▶ _Task brief_
Quote the records beneath, complete and exact. Leave out images.

▶ _Data to process_
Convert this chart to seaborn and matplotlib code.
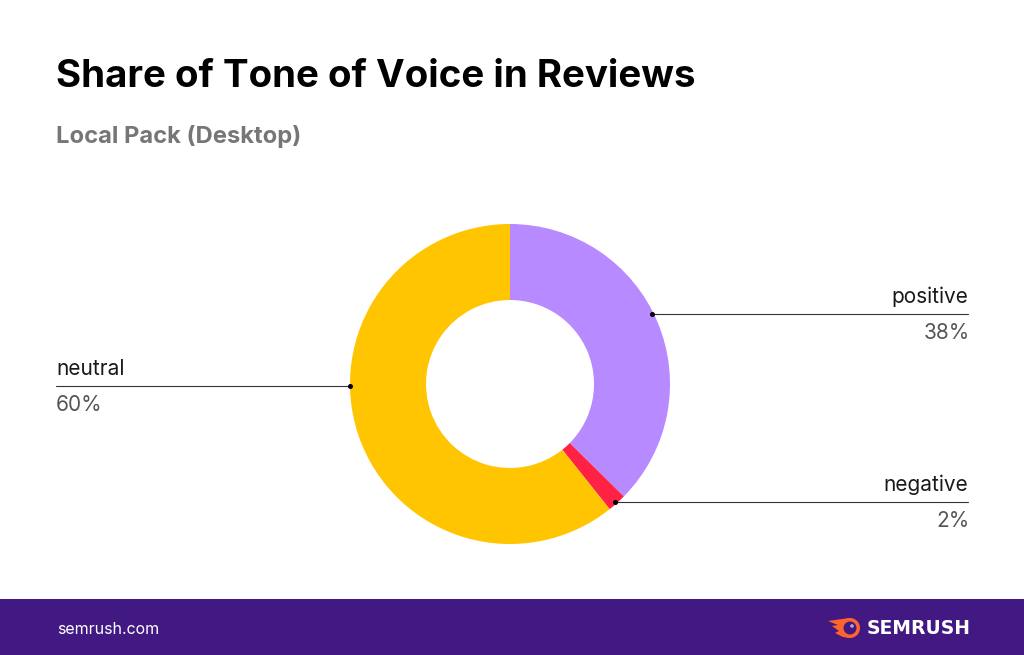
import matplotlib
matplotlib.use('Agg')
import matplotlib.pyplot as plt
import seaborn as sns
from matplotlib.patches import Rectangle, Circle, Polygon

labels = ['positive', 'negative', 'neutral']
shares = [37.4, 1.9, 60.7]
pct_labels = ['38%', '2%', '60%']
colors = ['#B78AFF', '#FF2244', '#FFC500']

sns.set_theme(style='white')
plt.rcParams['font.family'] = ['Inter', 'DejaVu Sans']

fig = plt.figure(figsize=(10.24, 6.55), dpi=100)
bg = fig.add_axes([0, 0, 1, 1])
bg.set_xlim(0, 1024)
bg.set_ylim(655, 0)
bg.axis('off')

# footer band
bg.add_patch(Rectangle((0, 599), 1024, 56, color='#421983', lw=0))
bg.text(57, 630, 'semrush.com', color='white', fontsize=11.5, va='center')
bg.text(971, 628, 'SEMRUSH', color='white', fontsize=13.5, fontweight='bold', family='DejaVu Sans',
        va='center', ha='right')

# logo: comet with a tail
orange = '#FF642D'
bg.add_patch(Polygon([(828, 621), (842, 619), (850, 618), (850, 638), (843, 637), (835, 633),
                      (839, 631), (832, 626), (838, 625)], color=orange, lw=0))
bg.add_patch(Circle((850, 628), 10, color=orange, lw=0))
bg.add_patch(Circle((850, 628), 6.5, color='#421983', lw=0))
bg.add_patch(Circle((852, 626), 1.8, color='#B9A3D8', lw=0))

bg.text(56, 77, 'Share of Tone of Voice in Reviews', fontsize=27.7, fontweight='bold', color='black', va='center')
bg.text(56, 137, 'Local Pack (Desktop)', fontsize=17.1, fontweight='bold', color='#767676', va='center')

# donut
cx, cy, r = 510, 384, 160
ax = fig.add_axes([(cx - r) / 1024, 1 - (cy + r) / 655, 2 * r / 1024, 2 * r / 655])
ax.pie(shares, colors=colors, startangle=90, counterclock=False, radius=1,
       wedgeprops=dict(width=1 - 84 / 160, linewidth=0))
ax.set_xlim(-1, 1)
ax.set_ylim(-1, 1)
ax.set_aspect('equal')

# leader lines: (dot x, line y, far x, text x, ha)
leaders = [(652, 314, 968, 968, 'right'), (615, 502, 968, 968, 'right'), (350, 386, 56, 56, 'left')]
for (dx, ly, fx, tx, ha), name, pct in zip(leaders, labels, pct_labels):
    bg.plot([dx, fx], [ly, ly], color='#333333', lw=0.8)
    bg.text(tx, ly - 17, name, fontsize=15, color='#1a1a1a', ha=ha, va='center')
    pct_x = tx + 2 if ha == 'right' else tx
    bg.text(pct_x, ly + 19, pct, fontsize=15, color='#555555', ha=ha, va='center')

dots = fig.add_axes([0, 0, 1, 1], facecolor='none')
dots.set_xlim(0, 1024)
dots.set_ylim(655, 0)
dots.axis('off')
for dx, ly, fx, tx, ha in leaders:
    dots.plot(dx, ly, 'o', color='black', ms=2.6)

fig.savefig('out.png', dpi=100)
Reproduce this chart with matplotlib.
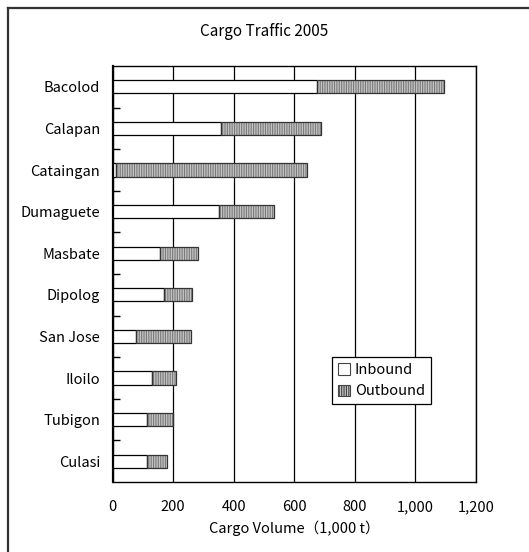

▶ _The answer_
Convert this chart to seaborn and matplotlib code.
import matplotlib
matplotlib.use('Agg')
import matplotlib.pyplot as plt
import seaborn as sns
from matplotlib.patches import Rectangle, Circle, Polygon

labels = ['positive', 'negative', 'neutral']
shares = [37.4, 1.9, 60.7]
pct_labels = ['38%', '2%', '60%']
colors = ['#B78AFF', '#FF2244', '#FFC500']

sns.set_theme(style='white')
plt.rcParams['font.family'] = ['Inter', 'DejaVu Sans']

fig = plt.figure(figsize=(10.24, 6.55), dpi=100)
bg = fig.add_axes([0, 0, 1, 1])
bg.set_xlim(0, 1024)
bg.set_ylim(655, 0)
bg.axis('off')

# footer band
bg.add_patch(Rectangle((0, 599), 1024, 56, color='#421983', lw=0))
bg.text(57, 630, 'semrush.com', color='white', fontsize=11.5, va='center')
bg.text(971, 628, 'SEMRUSH', color='white', fontsize=13.5, fontweight='bold', family='DejaVu Sans',
        va='center', ha='right')

# logo: comet with a tail
orange = '#FF642D'
bg.add_patch(Polygon([(828, 621), (842, 619), (850, 618), (850, 638), (843, 637), (835, 633),
                      (839, 631), (832, 626), (838, 625)], color=orange, lw=0))
bg.add_patch(Circle((850, 628), 10, color=orange, lw=0))
bg.add_patch(Circle((850, 628), 6.5, color='#421983', lw=0))
bg.add_patch(Circle((852, 626), 1.8, color='#B9A3D8', lw=0))

bg.text(56, 77, 'Share of Tone of Voice in Reviews', fontsize=27.7, fontweight='bold', color='black', va='center')
bg.text(56, 137, 'Local Pack (Desktop)', fontsize=17.1, fontweight='bold', color='#767676', va='center')

# donut
cx, cy, r = 510, 384, 160
ax = fig.add_axes([(cx - r) / 1024, 1 - (cy + r) / 655, 2 * r / 1024, 2 * r / 655])
ax.pie(shares, colors=colors, startangle=90, counterclock=False, radius=1,
       wedgeprops=dict(width=1 - 84 / 160, linewidth=0))
ax.set_xlim(-1, 1)
ax.set_ylim(-1, 1)
ax.set_aspect('equal')

# leader lines: (dot x, line y, far x, text x, ha)
leaders = [(652, 314, 968, 968, 'right'), (615, 502, 968, 968, 'right'), (350, 386, 56, 56, 'left')]
for (dx, ly, fx, tx, ha), name, pct in zip(leaders, labels, pct_labels):
    bg.plot([dx, fx], [ly, ly], color='#333333', lw=0.8)
    bg.text(tx, ly - 17, name, fontsize=15, color='#1a1a1a', ha=ha, va='center')
    pct_x = tx + 2 if ha == 'right' else tx
    bg.text(pct_x, ly + 19, pct, fontsize=15, color='#555555', ha=ha, va='center')

dots = fig.add_axes([0, 0, 1, 1], facecolor='none')
dots.set_xlim(0, 1024)
dots.set_ylim(655, 0)
dots.axis('off')
for dx, ly, fx, tx, ha in leaders:
    dots.plot(dx, ly, 'o', color='black', ms=2.6)

fig.savefig('out.png', dpi=100)
Reproduce this chart with matplotlib.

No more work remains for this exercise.